Guildhall

Guildhall London

Guildhall, in the City of London is located right at the heart of the City, lying just off Basinghall Street and Gresham Street. It is used as the administrative and ceremonial centre of the City, although the Hall itself is only used for the City’s ceremonial functions such as, for example the Lord Mayor’s Dinner held each November and also providing marvellous venues for private dinners, lunches, receptions and presentations, the list is endless. The day to day business of the Corporation of London however, is now carried out from within the modern office block situated behind the Hall.

The only stone structure in London to survive the Great Fire of London in 1666, which had no religious connections, it contains other historic interiors, including the large medieval crypt, the porch and the old library. They are all being used as function rooms today.
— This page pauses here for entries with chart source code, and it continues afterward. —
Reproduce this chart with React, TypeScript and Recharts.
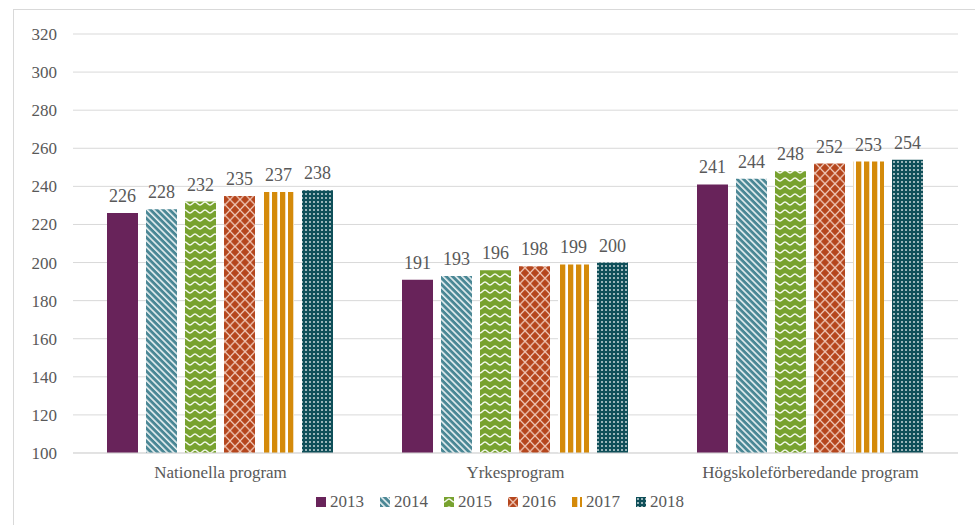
import React from "react";
import { BarChart, Bar, XAxis, YAxis, CartesianGrid, LabelList } from "recharts";

const categories = ["Nationella program", "Yrkesprogram", "Högskoleförberedande program"];
const years = ["2013", "2014", "2015", "2016", "2017", "2018"];
const v2013 = [226, 191, 241];
const v2014 = [228, 193, 244];
const v2015 = [232, 196, 248];
const v2016 = [235, 198, 252];
const v2017 = [237, 199, 253];
const v2018 = [238, 200, 254];
const yTicks = [100, 120, 140, 160, 180, 200, 220, 240, 260, 280, 300, 320];

const seriesValues = [v2013, v2014, v2015, v2016, v2017, v2018];
const data = categories.map((c, i) => {
  const row: any = { name: c };
  years.forEach((y, k) => (row[y] = seriesValues[k][i]));
  return row;
});

const fills = ["#68235a", "url(#p2014)", "url(#p2015)", "url(#p2016)", "url(#p2017)", "url(#p2018)"];
const FONT = "Liberation Serif";
const TXT = "#595959";

function Patterns() {
  return (
    <svg width="0" height="0" style={{ position: "absolute" }}>
      <defs>
        <pattern id="p2014" patternUnits="userSpaceOnUse" width="4.5" height="4.5" patternTransform="rotate(-45)">
          <rect width="4.5" height="4.5" fill="#4a8795" />
          <rect x="0" y="0" width="1.6" height="4.5" fill="#e8f0f2" />
        </pattern>
        <pattern id="p2015" patternUnits="userSpaceOnUse" width="10" height="8">
          <rect width="10" height="8" fill="#78a22f" />
          <path d="M0,5 C2,5 3,2 5,2 C7,2 8,5 10,5" stroke="#f4f8ec" strokeWidth="1.5" fill="none" />
        </pattern>
        <pattern id="p2016" patternUnits="userSpaceOnUse" width="10" height="10.5">
          <rect width="10" height="10.5" fill="#b5461d" />
          <path d="M0,0 L10,10.5 M10,0 L0,10.5" stroke="#f1cbbb" strokeWidth="1.2" fill="none" />
        </pattern>
        <pattern id="p2017" patternUnits="userSpaceOnUse" width="8" height="8">
          <rect width="8" height="8" fill="#d48a0a" />
          <rect x="5.3" y="0" width="2.7" height="8" fill="#ffffff" />
        </pattern>
        <pattern id="p2018" patternUnits="userSpaceOnUse" width="4" height="4">
          <rect width="4" height="4" fill="#0f4f59" />
          <rect x="1.2" y="1.2" width="1.6" height="1.6" fill="#ffffff" opacity="0.9" />
        </pattern>
      </defs>
    </svg>
  );
}

export default function App() {
  return (
    <div style={{ position: "absolute", top: 0, left: 0, width: 975, height: 525, overflow: "hidden", background: "#fff", fontFamily: FONT }}>
      <Patterns />
      <div style={{ position: "absolute", left: 13, top: 9, width: 1000, height: 600, border: "1px solid #d9d9d9", boxSizing: "border-box" }} />
      <div style={{ position: "absolute", left: 0, top: 0 }}>
        <BarChart
          width={975}
          height={525}
          data={data}
          margin={{ top: 34, right: 17, bottom: 42, left: 0 }}
          barCategoryGap={34}
          barGap={8}
          style={{ fontFamily: FONT }}
        >
          <CartesianGrid vertical={false} stroke="#d9d9d9" strokeWidth={1} />
          <XAxis
            dataKey="name"
            height={30}
            tickLine={false}
            axisLine={{ stroke: "#d9d9d9" }}
            tickMargin={7}
            tick={{ fill: TXT, fontSize: 17, fontFamily: FONT }}
          />
          <YAxis
            width={73}
            domain={[100, 320]}
            ticks={yTicks}
            tickLine={false}
            axisLine={false}
            tickMargin={10}
            interval={0}
            allowDataOverflow
            tick={{ fill: TXT, fontSize: 17, fontFamily: FONT }}
          />
          {years.map((y, k) => (
            <Bar key={y} dataKey={y} fill={fills[k]} isAnimationActive={false}>
              <LabelList dataKey={y} position="top" offset={11} fill={TXT} fontSize={18} fontFamily={FONT} />
            </Bar>
          ))}
        </BarChart>
      </div>
      <div
        style={{
          position: "absolute",
          left: 0,
          width: 1000,
          top: 492,
          display: "flex",
          justifyContent: "center",
          fontFamily: FONT,
          fontSize: 17,
          color: TXT,
          lineHeight: "20px",
        }}
      >
        {years.map((y, k) => (
          <div key={y} style={{ display: "flex", alignItems: "center", marginRight: k < 5 ? 16 : 0 }}>
            <svg width="10" height="10" style={{ marginRight: 4 }}>
              <rect width="10" height="10" fill={fills[k]} />
            </svg>
            <span>{y}</span>
          </div>
        ))}
      </div>
    </div>
  );
}
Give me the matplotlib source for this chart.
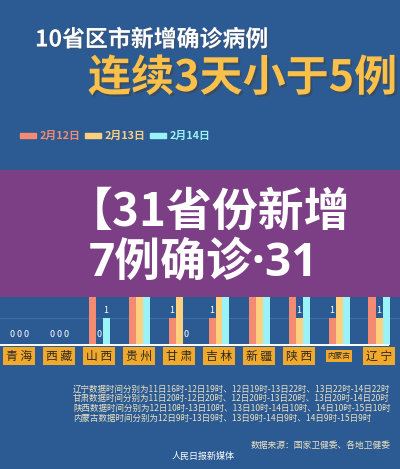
import matplotlib.pyplot as plt
import matplotlib.patheffects as pe
import numpy as np

plt.rcParams['font.family'] = ['Noto Sans CJK SC', 'DejaVu Sans']

# data: new confirmed cases per province on 3 days
provinces = ['青海', '西藏', '山西', '贵州', '甘肃', '吉林', '新疆', '陕西', '内蒙古', '辽宁']
feb12 = [0, 0, 2, 3, 1, 1, 3, 3, 1, 2]
feb13 = [0, 0, 0, 2, 2, 3, 4, 1, 2, 1]
feb14 = [0, 0, 1, 2, 0, 2, 3, 2, 2, 3]
days = ['2月12日', '2月13日', '2月14日']
colors = ['#f58a72', '#fdd07e', '#9af3f6']

notes = [
    '辽宁数据时间分别为11日16时-12日19时、12日19时-13日22时、13日22时-14日22时',
    '甘肃数据时间分别为11日20时-12日20时、12日20时-13日20时、13日20时-14日20时',
    '陕西数据时间分别为12日10时-13日10时、13日10时-14日10时、14日10时-15日10时',
    '内蒙古数据时间分别为12日9时-13日9时、13日9时-14日9时、14日9时-15日9时',
]

bg = '#2c5a93'
W, H = 400, 469
fig = plt.figure(figsize=(W / 100, H / 100), dpi=100, facecolor=bg)

def fy(py):
    # pixel from top -> figure fraction
    return 1 - py / H

# title
fig.text(35 / W, fy(40), '10省区市新增确诊病例', color='white', fontsize=16.5,
         fontweight='heavy', va='center', ha='left',
         path_effects=[pe.withSimplePatchShadow(offset=(1, -1), alpha=0.4)])
fig.text(88 / W, fy(78), '连续3天小于5例', color='#fbc04a', fontsize=31,
         fontweight='heavy', va='center', ha='left',
         path_effects=[pe.withSimplePatchShadow(offset=(1.5, -1.5), alpha=0.4)])

# legend
lx = [20, 85, 150]
for x, d, c in zip(lx, days, colors):
    fig.patches.append(plt.Rectangle((x / W, fy(138)), 16 / W, 4.5 / H,
                                     transform=fig.transFigure, color=c))
    fig.text((x + 20) / W, fy(136), d, color=c, fontsize=7.8,
             fontweight='bold', va='center', ha='left')

# bar axes: baseline at y=345 px, 1 case = 27.5 px
base = 345
unit = 27.5
top = 170
ax = fig.add_axes([0, fy(base), 1, (base - top) / H])
ax.set_facecolor(bg)
ax.set_xlim(-19 / 40, (W - 19) / 40)
ax.set_ylim(0, (base - top) / unit)
for s in ax.spines.values():
    s.set_visible(False)
ax.set_xticks([])
ax.set_yticks([])
for k in range(1, 7):
    ax.axhline(k, color='#5a80b0', lw=0.6, alpha=0.6, zorder=0)

x = np.arange(len(provinces))
bw = 0.175
for j, vals in enumerate([feb12, feb13, feb14]):
    xs = x + (j - 1) * bw
    ax.bar(xs, vals, width=bw, color=colors[j], zorder=2)
    for xi, v in zip(xs, vals):
        if v >= 2:
            continue  # hidden under the banner anyway
        ax.annotate(str(v), (xi, v), xytext=(0, 4 if v == 0 else 2),
                    textcoords='offset points', ha='center', va='bottom',
                    color='white', fontsize=6.5, zorder=3)

ax.plot([0, 388 / W], [fy(base), fy(base)], transform=fig.transFigure,
        color='white', lw=1.4, clip_on=False, zorder=4)

# category labels
for i, p in enumerate(provinces):
    fs = 5.5 if len(p) > 2 else 8.5
    fig.text((19 + 40 * i) / W, fy(356), p if len(p) > 2 else p[0] + ' ' + p[1],
             ha='center', va='center', fontsize=fs, color='#2a2a2a',
             bbox=dict(boxstyle='square,pad=0.25', fc='#f2a92a', ec='none'))

# purple overlay band
band = fig.add_axes([0, fy(297), 1, (297 - 170) / H])
band.set_facecolor('#7c3f86')
band.set_xlim(0, W)
band.set_ylim(297, 170)
band.set_xticks([])
band.set_yticks([])
for s in band.spines.values():
    s.set_visible(False)
band.text(67, 213, '【31省份新增', color='white', fontsize=33,
          fontweight='bold', va='center', ha='left')
band.text(89, 263, '7例确诊·31', color='white', fontsize=33,
          fontweight='bold', va='center', ha='left',
          family=['Open Sans', 'Noto Sans CJK SC'])

# footnotes
for k, n in enumerate(notes):
    fig.text(73 / W, fy(389 + 9.7 * k), n, color='#ece2c2', fontsize=6.1,
             va='center', ha='left')
fig.text(391 / W, fy(445), '数据来源：国家卫健委、各地卫健委', color='#ece2c2',
         fontsize=6.3, va='center', ha='right')
fig.text(203 / W, fy(456), '人民日报新媒体', color='white', fontsize=6.5,
         va='center', ha='center', style='italic')

fig.savefig('out.png', dpi=100, facecolor=bg)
However, it did not completely escape the Great Fire and the Grand Entrance, was added in 1788 by George Dance the Younger. Extensive restoration works undertaken by the City of London architect Sir Horace Jones, was completely destroyed on the night of 29/30 December 1940 during a German bombing raid and was restored in 1954 by Sir Giles Gilbert Scott.

Guildhall, had been constructed somewhere between the dates of 1411 and 1440. However, it is generally believed that some sort of structure had existed on the site since at least the reign of King Edward the Confessor and quite possibly even earlier, as the Saxon word ‘gild’ meant money or payment, therefore it follows that the ‘gild’ hall would have been where people went to pay their taxes.

During the days of the Roman occupation of Britain, it was the site of an amphitheatre, the partial remains of which can still be seen today, as they are on public display in the basement of the complex’s Art Gallery and the outline of the arena is marked on the paving in front of the exterior of the hall.

The Church of St Lawrence Jewry, makes up the southern side of the yard, the allignment of which appears to follow the elliptical form of the Roman amphitheatre below it.

Excavations at the entrance to the yard in the year 2000, brought to light the remains of a 13th century gatehouse, which had been sited directly above the southern entrance to the Roman amphitheatre, which may have influenced the positioning of both the Guildhall and the Church of St Lawrence Jewry.

There have been a number of trials conducted in the Great Hall, including those of: Lady Jane Grey, Guildford Dudley, Henry Howard, the Earl of Surrey Anne Askew, Sir Nicholas Throckmorton, Thomas Cranmer, Henry Peckham, John Daniel, John Felton (Catholic Martyr), Roderigo Lopez, Henry Garnet (in connection with the Gunpowder Plot) and Sir Gervase Helwys (in connection with the Overbury plot).

It contains memorials to William Pitt the Elder, William Pitt the Younger, Admiral Lord Nelson, the Duke of Wellington, William Beckford, and Winston Churchill. It also played a part in Jack Cade’s 1450 rebellion (a revolt which took place in 1450 during the reign of King Henry VI of England).

On 16 November 1848 Frederic Chopin gave his last public appearance on a concert platform here.

Guildhall itself and the adjacent historic interiors are open to the public during the annual London Open House weekend. The Clockmakers’ Museum and Guildhall Library, a public reference library with specialist collections on London, including material from the 11th century onwards, are also housed in the complex.